Collected material -

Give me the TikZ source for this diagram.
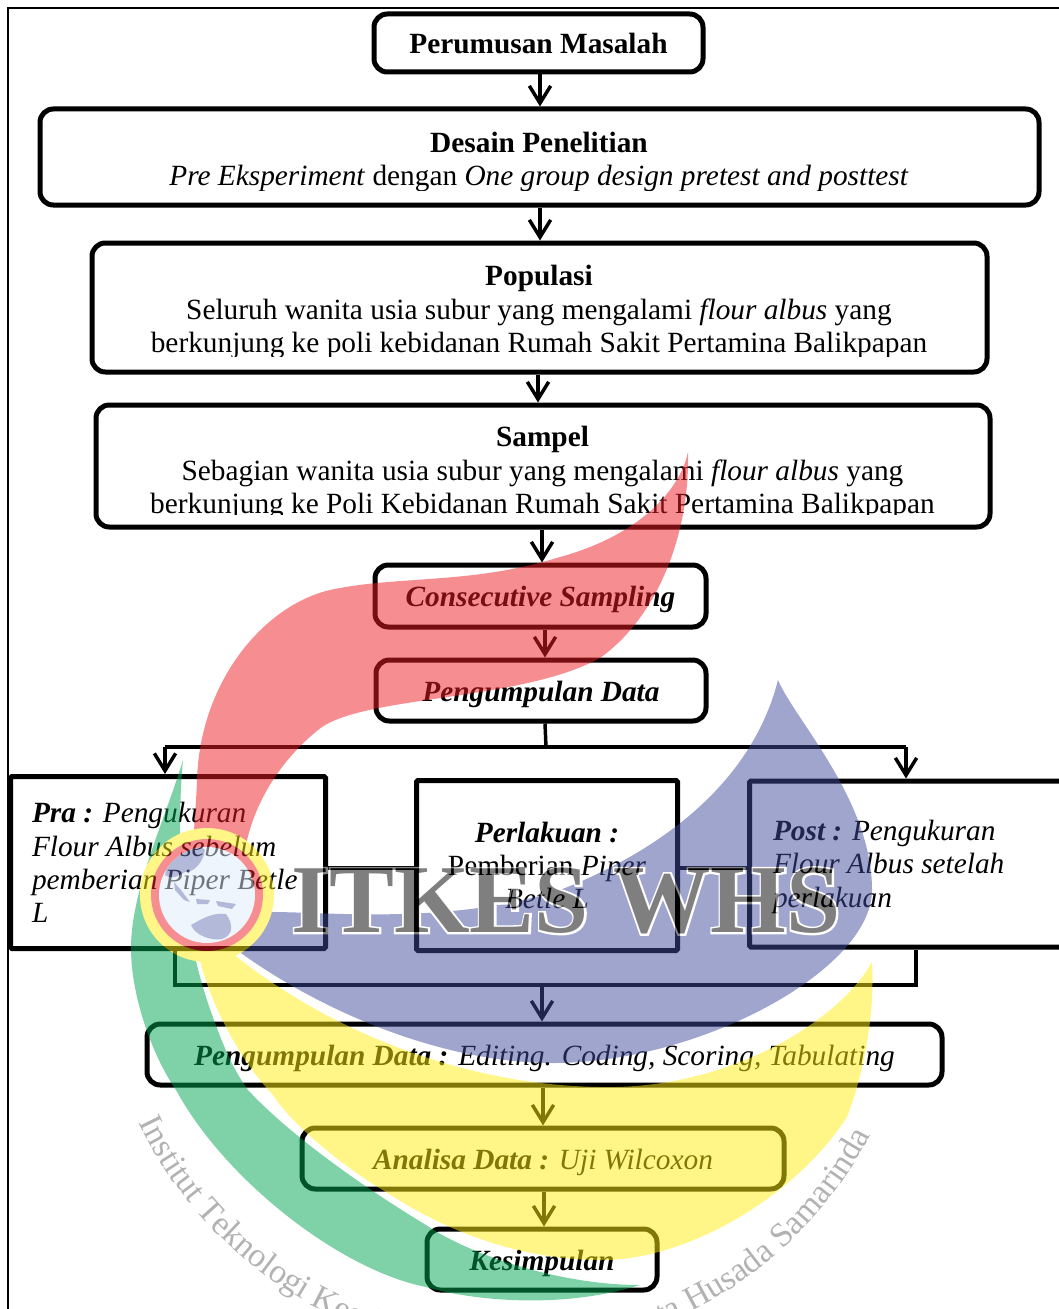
\documentclass[tikz,border=0pt]{standalone}
\usepackage{fontspec}
\setmainfont{Liberation Serif}
\usetikzlibrary{arrows.meta}
\usetikzlibrary{decorations.text}
\def\px{0.75pt}
\definecolor{wmred}{HTML}{ED1C24}
\definecolor{wmblue}{HTML}{414B9B}
\definecolor{wmgreen}{HTML}{00A651}
\definecolor{wmyellow}{HTML}{FFEE10}
\definecolor{wmdisc}{HTML}{DDEBF9}

\begin{document}
\begin{tikzpicture} [
    x=\px, y=-\px,
    >={Straight Barb[length=13pt,width=16pt]},
    boxtext/.style  = { font=\fontsize{22}{25}\selectfont, align=center, inner sep=0pt },
    oneline/.style  = { text height=16pt, text depth=0pt },
    roundbox/.style = { rectangle, draw, line width=3.75pt, rounded corners=10pt,
                        boxtext },
    squarebox/.style = { rectangle, draw, line width=3.75pt, rounded corners=1pt,
                        boxtext },
    line/.style     = { draw, line width=2.6pt, -> },
    joinline/.style = { draw, line width=2.6pt },
  ]
  \clip (0,0) rectangle (1059,1309);
  \draw [line width=1pt] (8,1309) -- (8,8) -- (1059,8);

  % boxes, top to bottom
  \node [roundbox, oneline, minimum width=329*\px, minimum height=58*\px] (perumusan) at (538.5,43)
        {\textbf{Perumusan Masalah}};
  \node [roundbox, minimum width=999*\px, minimum height=96*\px] (desain) at (539.5,157) {};
  \node [roundbox, minimum width=895*\px, minimum height=129*\px] (populasi) at (539.5,307.5) {};
  \node [roundbox, minimum width=894*\px, minimum height=122*\px] (sampel) at (543,466) {};
  \node [roundbox, oneline, minimum width=331*\px, minimum height=62*\px] (consecutive) at (540.5,596)
        {\textbf{\textit{Consecutive Sampling}}};
  \node [roundbox, oneline, minimum width=330*\px, minimum height=61*\px] (pengumpulan) at (541,690.5)
        {\textbf{\textit{Pengumpulan Data}}};
  \node [squarebox, minimum width=315*\px, minimum height=172*\px,
         text width=272*\px, align=flush left] (pra) at (168,862.5)
        {\textbf{\textit{Pra :}} \textit{Pengukuran}\\\textit{Flour Albus sebelum}\\
         \textit{pemberian Piper Betle}\\\textit{L}};
  \node [squarebox, minimum width=261*\px, minimum height=170*\px] (perlakuan) at (547,865.5)
        {\textbf{\textit{Perlakuan :}}\\Pemberian \textit{Piper}\\\textit{Betle L}};
  \node [squarebox, minimum width=325*\px, minimum height=166*\px,
         text width=278*\px, align=flush left] (post) at (912,864)
        {\rule{0pt}{19.5pt}\textbf{\textit{Post :}} \textit{Pengukuran}\\\textit{Flour Albus setelah}\\
         \textit{perlakuan}};
  \node [roundbox, oneline, minimum width=795*\px, minimum height=61*\px] (olah) at (544.5,1054.5)
        {\textbf{\textit{Pengumpulan Data :}} \textit{Editing. Coding, Scoring, Tabulating}};
  \node [roundbox, oneline, minimum width=482*\px, minimum height=61*\px] (analisa) at (543,1158.5)
        {\textbf{\textit{Analisa Data :}} \textit{Uji Wilcoxon}};
  \node [roundbox, oneline, minimum width=230*\px, minimum height=61*\px] (kesimpulan) at (542,1259.5)
        {\textbf{\textit{Kesimpulan}}};

  % the last lines of these three are cut off at the bottom
  \begin{scope}
    \clip (0,100) rectangle (1059,190.5);
    \node [boxtext] (desaintext) at (539,162)
        {\textbf{Desain Penelitian}\\\textit{Pre Eksperiment} dengan
         \textit{One group design pretest and posttest}};
  \end{scope}
  \begin{scope}
    \clip (0,240) rectangle (1059,356.5);
    \node [boxtext] (populasitext) at (539,312)
        {\textbf{Populasi}\\Seluruh wanita usia subur yang mengalami \textit{flour albus} yang\\
         berkunjung ke poli kebidanan Rumah Sakit Pertamina Balikpapan};
  \end{scope}
  \begin{scope}
    \clip (0,400) rectangle (1059,514);
    \node [boxtext] (sampeltext) at (542.5,473)
        {\textbf{Sampel}\\Sebagian wanita usia subur yang mengalami \textit{flour albus} yang\\
         berkunjung ke Poli Kebidanan Rumah Sakit Pertamina Balikpapan};
  \end{scope}

  \coordinate (splitup) at (546,747);
  \coordinate (splitleft) at (165,747);
  \coordinate (splitright) at (906,747);
  \coordinate (joinleft) at (175,985);
  \coordinate (joinright) at (916,985);
  \coordinate (joinmid) at (542,985);
  \coordinate (linkmid) at (0,868);

  % connect all nodes defined above
  \begin{scope} [every path/.style=line]
    \path ([xshift=1.5*\px]perumusan.south) -- ([xshift=.5*\px]desain.north);
    \path ([xshift=.5*\px]desain.south)     -- ([xshift=.5*\px]populasi.north);
    \path ([xshift=-1.5*\px]populasi.south) -- ([xshift=-5*\px]sampel.north);
    \path ([xshift=-1*\px]sampel.south)     -- ([xshift=1.5*\px]consecutive.north);
    \path ([xshift=4.5*\px]consecutive.south) -- ([xshift=4*\px]pengumpulan.north);
    \path (splitleft)  -- (splitleft |- pra.north);
    \path (splitright) -- (splitright |- post.north);
    \path (joinmid)    -- ([xshift=-2.5*\px]olah.north);
    \path ([xshift=-1.5*\px]olah.south)    -- (analisa.north);
    \path ([xshift=1*\px]analisa.south)    -- ([xshift=2*\px]kesimpulan.north);
  \end{scope}
  \begin{scope} [every path/.style=joinline]
    \path ([xshift=4*\px]pengumpulan.south) -- (splitup);
    \path (splitleft) -- (splitright);
    \path (joinleft |- pra.south) -- (joinleft) -- (joinright) -- (joinright |- post.south);
    \path (pra.east |- linkmid) -- (perlakuan.west |- linkmid);
    \path (perlakuan.east |- linkmid) -- (post.west |- linkmid);
  \end{scope}

  % watermark over everything
  \begin{scope} [transparency group, opacity=.5]
    \fill [wmgreen] (183,760) .. controls (165,820) and (131,890) .. (131,948)
        .. controls (131,1000) and (155,1060) .. (176,1090)
        .. controls (225,1180) and (340,1270) .. (426,1287)
        .. controls (470,1300) and (560,1310) .. (640,1285)
        .. controls (560,1285) and (470,1255) .. (426,1225)
        .. controls (360,1185) and (290,1135) .. (248,1090)
        .. controls (232,1068) and (222,1042) .. (214,1020)
        .. controls (195,970) and (172,880) .. (183,760) -- cycle;
    \fill [wmyellow] (872,962) .. controls (840,1020) and (730,1090) .. (600,1087)
        .. controls (450,1085) and (300,1020) .. (200,925)
        -- (200,960) .. controls (208,995) and (235,1055) .. (273,1095)
        .. controls (290,1122) and (340,1165) .. (386,1192)
        .. controls (420,1214) and (500,1262) .. (610,1260)
        .. controls (700,1255) and (800,1190) .. (847,1117)
        .. controls (865,1070) and (875,1010) .. (872,962) -- cycle;
    \fill [wmblue] (778,680) .. controls (795,720) and (872,800) .. (872,890)
        .. controls (872,970) and (700,1063) .. (553,1063)
        .. controls (440,1063) and (320,1010) .. (241,953)
        -- (271,912) .. controls (330,912) and (450,925) .. (560,890)
        .. controls (650,855) and (750,790) .. (778,680) -- cycle;
    \fill [wmred] (688,452) .. controls (680,490) and (640,535) .. (560,557)
        .. controls (470,585) and (400,575) .. (330,590)
        .. controls (265,605) and (200,680) .. (197,780)
        .. controls (196,810) and (193,830) .. (194,850)
        -- (245,850) .. controls (252,810) and (275,765) .. (318,730)
        .. controls (360,695) and (520,702) .. (600,658)
        .. controls (660,615) and (690,530) .. (688,452) -- cycle;
    % logo
    \fill [wmyellow] (207,895) circle [radius=67*\px];
    \fill [wmred] (207,895) circle [radius=56*\px];
    \fill [wmdisc] (207,895) circle [radius=48*\px];
    \begin{scope}
      \clip (207,895) circle [radius=48*\px];
      \fill [wmblue!75!wmdisc] (165,875) .. controls (170,850) and (190,835) .. (205,850)
          .. controls (203,862) and (195,872) .. (185,872)
          .. controls (178,876) and (172,880) .. (165,875) -- cycle;
      \fill [wmblue!75!wmdisc] (191,925) .. controls (200,920) and (212,912) .. (226,914)
          .. controls (234,925) and (233,935) .. (222,939)
          .. controls (210,941) and (195,935) .. (191,925) -- cycle;
      \fill [wmblue!75!wmdisc] (174,882) -- (181,890) -- (190,902) -- (184,900) -- (175,890) -- cycle;
      \fill [wmblue!75!wmdisc] (196,899) -- (210,900) -- (208,904) -- (197,904) -- cycle;
      \fill [wmblue!75!wmdisc] (216,901) -- (236,904) -- (232,909) -- (218,906) -- cycle;
    \end{scope}
    \node [font=\fontsize{73}{73}\selectfont\bfseries\addfontfeatures{FakeBold=4}, text=white, inner sep=0pt]
          (itkesback) at (566,901) {ITKES WHS};
    \node [font=\fontsize{73}{73}\selectfont\bfseries, text=black, inner sep=0pt]
          (itkes) at (566,901) {ITKES WHS};
  \end{scope}
  \path [decorate, decoration={text along path, text align=center,
        text={|\fontsize{25.5}{26}\selectfont\color{gray!60}|Institut Teknologi Kesehatan dan Sains Wiyata Husada Samarinda}}]
        (140,1125) arc [radius=307pt, start angle=206, end angle=332];
\end{tikzpicture}
\end{document}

What to produce - Print, exactly as written, the lines above from the first one to the one containing "(8,8) -- (1059,8);". Leave out pictures.

Expected answer -
Give me the TikZ source for this diagram.
\documentclass[tikz,border=0pt]{standalone}
\usepackage{fontspec}
\setmainfont{Liberation Serif}
\usetikzlibrary{arrows.meta}
\usetikzlibrary{decorations.text}
\def\px{0.75pt}
\definecolor{wmred}{HTML}{ED1C24}
\definecolor{wmblue}{HTML}{414B9B}
\definecolor{wmgreen}{HTML}{00A651}
\definecolor{wmyellow}{HTML}{FFEE10}
\definecolor{wmdisc}{HTML}{DDEBF9}

\begin{document}
\begin{tikzpicture} [
    x=\px, y=-\px,
    >={Straight Barb[length=13pt,width=16pt]},
    boxtext/.style  = { font=\fontsize{22}{25}\selectfont, align=center, inner sep=0pt },
    oneline/.style  = { text height=16pt, text depth=0pt },
    roundbox/.style = { rectangle, draw, line width=3.75pt, rounded corners=10pt,
                        boxtext },
    squarebox/.style = { rectangle, draw, line width=3.75pt, rounded corners=1pt,
                        boxtext },
    line/.style     = { draw, line width=2.6pt, -> },
    joinline/.style = { draw, line width=2.6pt },
  ]
  \clip (0,0) rectangle (1059,1309);
  \draw [line width=1pt] (8,1309) -- (8,8) -- (1059,8);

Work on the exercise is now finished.